_PROBLEM DETAILS_.
Search the data for the string "that" and gather each line it is in.

_DATA SHOWN_.
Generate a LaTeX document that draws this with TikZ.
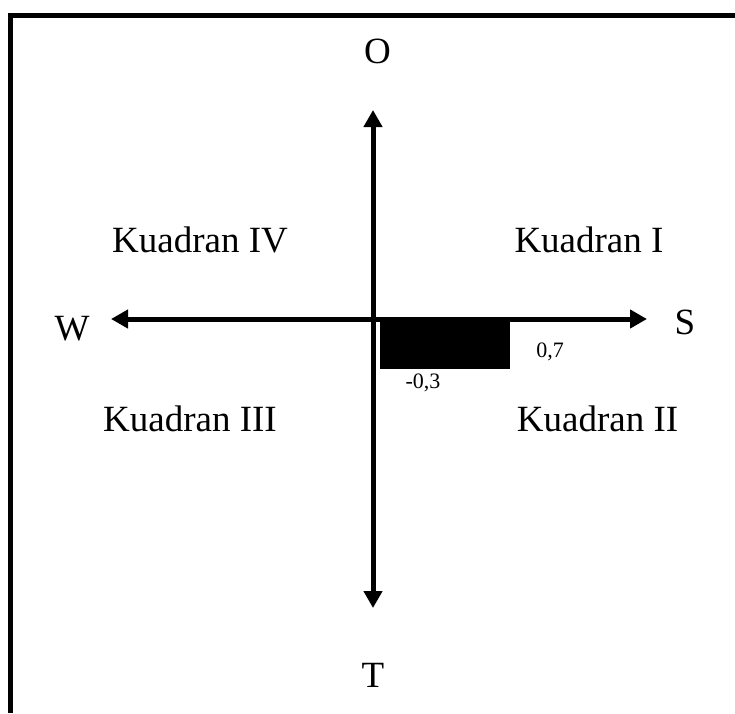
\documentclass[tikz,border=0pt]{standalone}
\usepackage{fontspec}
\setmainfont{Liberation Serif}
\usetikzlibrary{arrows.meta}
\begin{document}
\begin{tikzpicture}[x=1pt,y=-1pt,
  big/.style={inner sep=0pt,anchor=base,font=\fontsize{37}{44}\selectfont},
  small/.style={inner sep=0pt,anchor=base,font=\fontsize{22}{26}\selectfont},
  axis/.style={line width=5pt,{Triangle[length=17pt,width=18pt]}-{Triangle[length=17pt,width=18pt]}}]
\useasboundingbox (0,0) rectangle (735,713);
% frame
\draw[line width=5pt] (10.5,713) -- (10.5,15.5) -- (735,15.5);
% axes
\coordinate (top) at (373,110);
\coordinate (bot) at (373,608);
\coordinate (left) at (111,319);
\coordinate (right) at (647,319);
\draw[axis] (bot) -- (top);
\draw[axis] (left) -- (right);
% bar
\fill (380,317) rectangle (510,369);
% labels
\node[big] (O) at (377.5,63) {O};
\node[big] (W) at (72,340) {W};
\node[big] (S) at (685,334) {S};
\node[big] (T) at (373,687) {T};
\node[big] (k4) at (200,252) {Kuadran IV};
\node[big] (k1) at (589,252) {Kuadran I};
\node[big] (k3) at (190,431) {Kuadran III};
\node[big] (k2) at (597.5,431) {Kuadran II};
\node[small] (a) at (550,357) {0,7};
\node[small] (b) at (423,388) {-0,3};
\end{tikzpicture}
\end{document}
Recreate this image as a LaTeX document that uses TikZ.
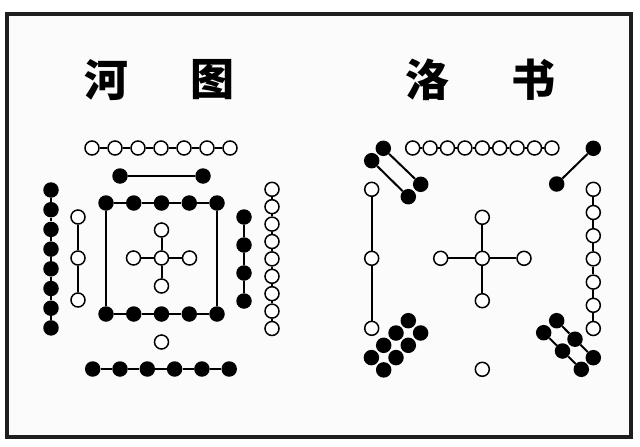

_FINAL RESULT_.
Generate a LaTeX document that draws this with TikZ.
Recreate this image as a LaTeX document that uses TikZ.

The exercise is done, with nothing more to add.